What to produce> Return each line of the data below exactly, omitting any pictures.

Provided records>
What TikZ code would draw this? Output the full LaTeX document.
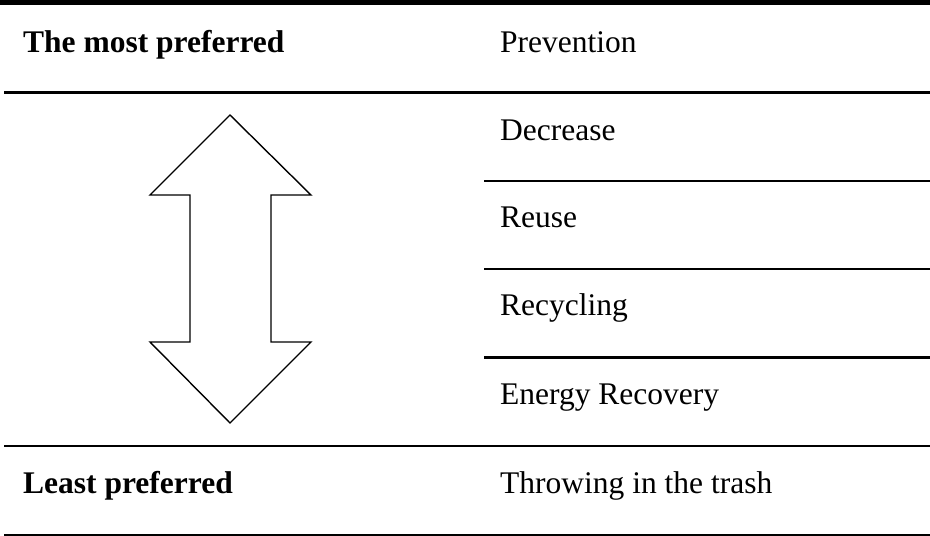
\documentclass[tikz,border=0pt]{standalone}
\usepackage{fontspec}
\setmainfont{Liberation Serif}
\begin{document}
\begin{tikzpicture}[x=1pt,y=-1pt,
  cell/.style={anchor=base west,inner sep=0pt,font=\fontsize{31.5}{36}\selectfont},
  headcell/.style={cell,font=\fontsize{31.5}{36}\selectfont\bfseries},
  rule/.style={draw=black,line width=2.6pt},
  thinrule/.style={draw=black,line width=2.2pt},
  arrowshape/.style={draw=black,line width=1.4pt,line join=miter,fill=white}]
\useasboundingbox (0,0) rectangle (930,536);

% horizontal rules of the table
\draw[draw=black,line width=5pt] (0,2.5) -- (930,2.5);
\draw[rule] (4,92.7) -- (930,92.7);
\draw[thinrule] (484,180.7) -- (930,180.7);
\draw[thinrule] (484,269.3) -- (930,269.3);
\draw[thinrule] (484,357.5) -- (930,357.5);
\draw[rule] (4,446) -- (930,446);
\draw[thinrule] (4,535) -- (930,535);

% left column
\node[headcell] (most) at (23,52) {The most preferred};
\node[headcell] (least) at (23,493) {Least preferred};

% right column
\node[cell] (prev) at (500,52) {Prevention};
\node[cell] (decr) at (500,140.7) {Decrease};
\node[cell] (reuse) at (500,227.5) {Reuse};
\node[cell] (recyc) at (500,315.5) {Recycling};
\node[cell] (energy) at (500,404.5) {Energy Recovery};
\node[cell] (trash) at (500,493) {Throwing in the trash};

% double-headed block arrow
\draw[arrowshape] (230,115) -- (311,195) -- (271,195) -- (271,342) -- (311,342)
  -- (230,423) -- (150,342) -- (190,342) -- (190,195) -- (150,195) -- cycle;
\end{tikzpicture}
\end{document}
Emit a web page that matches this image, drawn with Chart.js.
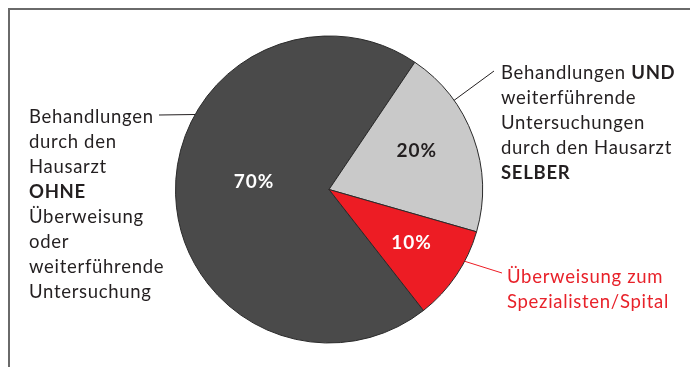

Written reply>
What TikZ code would draw this? Output the full LaTeX document.
\documentclass[tikz,border=0pt]{standalone}
\usepackage{fontspec}
\setmainfont{Liberation Serif}
\begin{document}
\begin{tikzpicture}[x=1pt,y=-1pt,
  cell/.style={anchor=base west,inner sep=0pt,font=\fontsize{31.5}{36}\selectfont},
  headcell/.style={cell,font=\fontsize{31.5}{36}\selectfont\bfseries},
  rule/.style={draw=black,line width=2.6pt},
  thinrule/.style={draw=black,line width=2.2pt},
  arrowshape/.style={draw=black,line width=1.4pt,line join=miter,fill=white}]
\useasboundingbox (0,0) rectangle (930,536);

% horizontal rules of the table
\draw[draw=black,line width=5pt] (0,2.5) -- (930,2.5);
\draw[rule] (4,92.7) -- (930,92.7);
\draw[thinrule] (484,180.7) -- (930,180.7);
\draw[thinrule] (484,269.3) -- (930,269.3);
\draw[thinrule] (484,357.5) -- (930,357.5);
\draw[rule] (4,446) -- (930,446);
\draw[thinrule] (4,535) -- (930,535);

% left column
\node[headcell] (most) at (23,52) {The most preferred};
\node[headcell] (least) at (23,493) {Least preferred};

% right column
\node[cell] (prev) at (500,52) {Prevention};
\node[cell] (decr) at (500,140.7) {Decrease};
\node[cell] (reuse) at (500,227.5) {Reuse};
\node[cell] (recyc) at (500,315.5) {Recycling};
\node[cell] (energy) at (500,404.5) {Energy Recovery};
\node[cell] (trash) at (500,493) {Throwing in the trash};

% double-headed block arrow
\draw[arrowshape] (230,115) -- (311,195) -- (271,195) -- (271,342) -- (311,342)
  -- (230,423) -- (150,342) -- (190,342) -- (190,195) -- (150,195) -- cycle;
\end{tikzpicture}
\end{document}
Emit a web page that matches this image, drawn with Chart.js.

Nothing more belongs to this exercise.